Chapter 20- Vatican II; Pope St. John Paul II

Vatican II
Pope Bl. John XXIII convened the council saying that the secular world was in "a grave state of spiritual poverty". Through the council the Church hoped to update herself to fit the spiritual needs of the world. The council took place in four sessions. After the death of the pope his successor, Pope Paul VI, announced that the council would continue. The works of the Second Vatican Council was embodied in sixteen documents. There are four central documents of the Council, that provided basis and vision for the rest.
Pope St. John Paul II
As the first non-Italian pope in over 450 years Karol Wojtyla was elected the 263 successor of St. Peter. One of his first announcements as pope was to "Open wide the doors for Christ". He was a part of an underground seminary during the time of WWII and then proceeded from there. He traveled frequently and made many differences to the religion. He helped to rebuild Catholic Church after it had been so greatly weakened as an effect of the war. He made such a great impact on the Church that at his funeral "Santo Subito!" was chanted, meaning "a saint immediately" and eleven days after the pontificate of Pope Benedict XVI the cause for beatification and five-year waiting period was opened for Pope John Paul II.

Chapter 21- The Church of Immigrants to the U.S.; Slavery; The Church in the U.S.; Present and Future

The Church of Immigrants to the U.S.

Much Catholic immigration from Europe to the U.S. occurred in the early nineteenth century and continued into the twentieth. Many people were attracted by the promise of work, land, and religious and political freedom. Most of the three million immigrants came from Ireland, Germany, and France. Immigration and high birth rates caused the growth of American Catholicism to be very rapid. By 1840 there were 15 diocese and 663,000 American Catholics.

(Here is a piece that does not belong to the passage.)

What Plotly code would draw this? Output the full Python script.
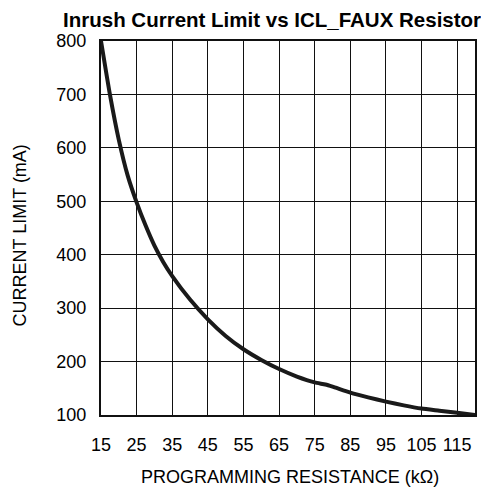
import plotly.graph_objects as go

resistance_kohm = [15, 17.5, 20, 22.5, 25, 27.5, 30, 32.5, 35, 40, 45, 50, 55, 60, 65, 70, 75, 78, 80, 85, 90, 95, 100, 105, 110, 115, 120]
current_ma = [800, 700, 615, 548, 498, 455, 417, 386, 360, 316, 279, 248, 223, 203, 186, 172, 161, 157, 153, 142, 133, 125, 118, 112, 108, 104, 100]

x_ticks = [15, 25, 35, 45, 55, 65, 75, 85, 95, 105, 115]
y_ticks = [100, 200, 300, 400, 500, 600, 700, 800]

title_text = "Inrush Current Limit vs ICL_FAUX Resistor"
x_title = "PROGRAMMING RESISTANCE (kΩ)"
y_title = "CURRENT LIMIT (mA)"

fig = go.Figure()
fig.add_trace(go.Scatter(
    x=resistance_kohm, y=current_ma, mode="lines",
    line=dict(color="#1a1a1a", width=4, shape="spline", smoothing=0.5),
    hoverinfo="skip", showlegend=False,
))

font = "Liberation Sans, Arial, sans-serif"
fig.update_layout(
    width=489, height=490,
    margin=dict(l=93, r=22, t=33, b=83),
    paper_bgcolor="white", plot_bgcolor="white",
    title=dict(text="<b>" + title_text + "</b>",
               x=0.54, xanchor="center", y=0.975, yanchor="middle",
               font=dict(family=font, size=20.5, color="black")),
    font=dict(family=font, size=18, color="black"),
    annotations=[
        dict(text=x_title, xref="paper", yref="paper", x=0.505, y=-0.166,
             xanchor="center", yanchor="middle", showarrow=False,
             font=dict(family=font, size=18, color="black")),
        dict(text=y_title, xref="paper", yref="paper", x=-0.2166, y=0.48,
             xanchor="center", yanchor="middle", showarrow=False, textangle=-90,
             font=dict(family=font, size=18, color="black")),
    ],
)
fig.update_xaxes(
    range=[15, 120], tickmode="array", tickvals=x_ticks,
    ticktext=[str(v) for v in x_ticks],
    showgrid=True, gridcolor="#111111", gridwidth=1.3,
    showline=True, linecolor="#111111", linewidth=2, mirror=True,
    zeroline=False, ticks="outside", ticklen=12, tickcolor="rgba(0,0,0,0)",
    tickfont=dict(family=font, size=18, color="black"),
)
fig.update_yaxes(
    range=[100, 800], tickmode="array", tickvals=y_ticks,
    showgrid=True, gridcolor="#111111", gridwidth=1.3,
    showline=True, linecolor="#111111", linewidth=2, mirror=True,
    zeroline=False, ticks="outside", ticklen=9, tickcolor="rgba(0,0,0,0)",
    tickfont=dict(family=font, size=18, color="black"),
)

fig.write_html("out.html")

Even though the pope at the time had condemned the slave trade the Catholic leadership in the U.S. was preoccupied with the immigrant community. Many Catholics in the South even supported slavery. Many Catholics fought on both sides of the Civil War. Out of four million slaves that were emancipated in 1863, approximately 100,000 were Catholics and 60,000 of them were in New Orleans. Despite the occurrences in the ways of slavery and the slaves new freedom, many of the schools in both the North and South still remained segregated, even the Catholic ones.

The Church in the U.S.

After WWII the Church in the U.S. experienced profound changes. Education rates increased and they flocked colleges to help get a bill passed that would help pay veteran education fees. When Vatican II came around American Catholics are said to have been enthusiastic. There were new organizations made such as the NCCB and the USCC. Problems them began to occur when the priesthood and religious rates dropped. Then issues occurred within the clergy and abuse among minors. The Church in America then had to face the financial penalties of these actions but what is said to have been the greatest loss they faced was the loss of moral credibility and public esteem in the United States.

Present and Future

It is debatable whether or not the American culture's roots are compatible with the Catholic beliefs and values. Some of the U.S. founding documents are based in tradition that was shaped by Catholic thinkers. At the beginning of the twenty-first century there were challenges among the U.S. and Catholic Church as to what the Catholic identity was. The older religious based anti-Catholicism seems to have been replaced by ecumenical goodwill. Pope Benedict XVI continued the joy and optimism of Pope John Paul II and kept his beliefs alive and well. Church history has shown that the witnesses of holiness will push the kingdom of God forward in the United States and that living saints will show what it means to be Catholic and American.